"In the early days we all tend to think our kids sound like they’re speaking language from outer space. But d’Armond Speers went the other way. He only spoke Klingon to his son for the first three years of the boy’s life.
Yes, three years with nothing but a language that exists specifically for Trekkies to indulge their inner geekdom.
Technically, it is a real language. According to the Klingon Language Institute (no joke), a trained linguist was hired to create a language for the aliens of Star Trek. It has its own vocab, grammar and usage. Books have been published in it. You can even get tapes to learn the language.
But all this still doesn’t explain how Speers thought it would be most useful to speak nothing but Klingon to a child growing up in the Twin Cities.
Get this - he says he’s NOT a Star Trek fan. He does, however, have a doctorate in computational linguistics (according to City Pages Minneapolis/St. Paul News Blog), and he wanted to see “whether my son, going through his first language acquisition process, would acquire it like any human language.”
So what you’re saying, Herr Doctor, is you used your kid as part of a science experiment?
In truth, it probably wasn’t that damaging. Although it’s not a language he’ll be using at preschool, it’s no worse than teaching him English only to up and move to Indonesia or Spain when he’s three - where he suddenly has a whole new language to learn. Kids are much more adept at mastering a new tongue - both because their brains are so pliable but also because their tongues are more flexible (best thing my parents did - send me for French lessons at six; I don’t remember the language, but my accent is excellent).
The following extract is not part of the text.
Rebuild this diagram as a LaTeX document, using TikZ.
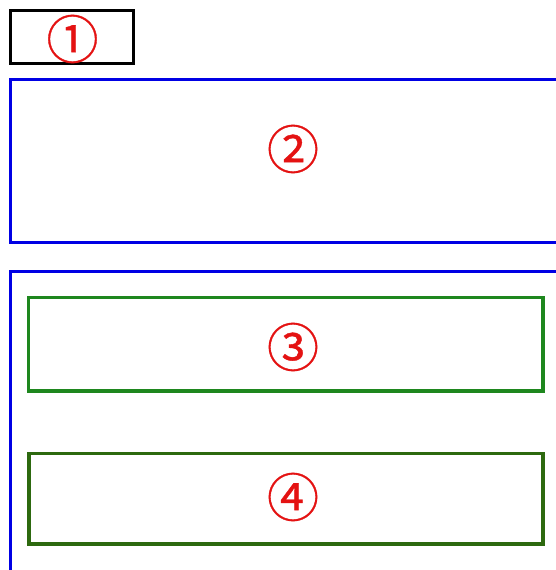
\documentclass[tikz,border=0pt]{standalone}
\usepackage{fontspec}
\newfontfamily\numfont[FakeBold=0.7]{Noto Sans CJK SC}
\definecolor{framered}{RGB}{228,18,18}
\definecolor{frameblue}{RGB}{0,0,228}
\definecolor{boxgreen}{RGB}{30,135,30}
\definecolor{boxdarkgreen}{RGB}{45,105,15}
\tikzset{
  panel/.style={draw, inner sep=0pt, fill=none},
  mark label/.style={text=framered, inner sep=0pt, font=\numfont\fontsize{52}{52}\selectfont}
}
\begin{document}
\begin{tikzpicture}[x=1pt,y=-1pt]
  \useasboundingbox (0,0) rectangle (556,570);
  \fill[white] (0,0) rectangle (556,570);
  \clip (0,0) rectangle (556,570);
  % small black frame
  \node[panel, draw=black, line width=3pt, minimum width=123pt, minimum height=53pt] (b1) at (72,37) {};
  % blue frames, running off the right and bottom edges
  \node[panel, draw=frameblue, line width=3pt, minimum width=590pt, minimum height=163.5pt] (b2) at (305.5,160.75) {};
  \node[panel, draw=frameblue, line width=3pt, minimum width=590pt, minimum height=350pt] (b3) at (305.5,446.5) {};
  % green boxes inside the lower frame
  \node[panel, draw=boxgreen, line width=3.5pt, minimum width=514.5pt, minimum height=93.5pt] (g3) at (285.75,344.25) {};
  \node[panel, draw=boxdarkgreen, line width=3.5pt, minimum width=514pt, minimum height=90.5pt] (g4) at (286,498.75) {};
  % circled numbers
  \node[mark label] (n1) at (72.5,39) {①};
  \node[mark label] (n2) at (293,149) {②};
  \node[mark label] (n3) at (293,347) {③};
  \node[mark label] (n4) at (293,497) {④};
\end{tikzpicture}
\end{document}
But we have a feeling no one will understand him when he announces his graduation from Starfleet Academy. Although he will know many things.
May be that Chat knows very littleabout raising kids but she is fairly certain that the early years are fairly importantto shaping who the child will become. Genetics does play a role yes but so does the whole rasing it as well.
Id be worried theyd actually start thinking they ARE Klingons and start a war with the Federation going around killing every non-klingon in sight. :p
Typical of the massive fail that the bureaucratization of scholarship has brought about. Only an idiot would consider the criteria for a language being "real" revolves around it being designed by a "linguist" etc etc ad nauseum.
Languages are real because people developed them as a natural process.
I'm become more and more amazed every day at the ability of people to create escapist false realities and still thing they are "powerful" and "elite" and "strong", and probably worse, "intelligent".
I have to say, this is something that I would not do. As a parent I feel behoven to do my best in every possible way to prepare my children for the world they will face. As such, I fail to see how the Klingon language would be of any help whatsoever.
To echo a previous reply, this does have a rather unpleasant child-experimentation air about it. My family is multilingual - I'm English, my wife is Portuguese and we live in Portugal. My children were raised bilingual at home and are learning another language at school. I think languages are good - they improve the mind and open up exploration of other cultures for the child.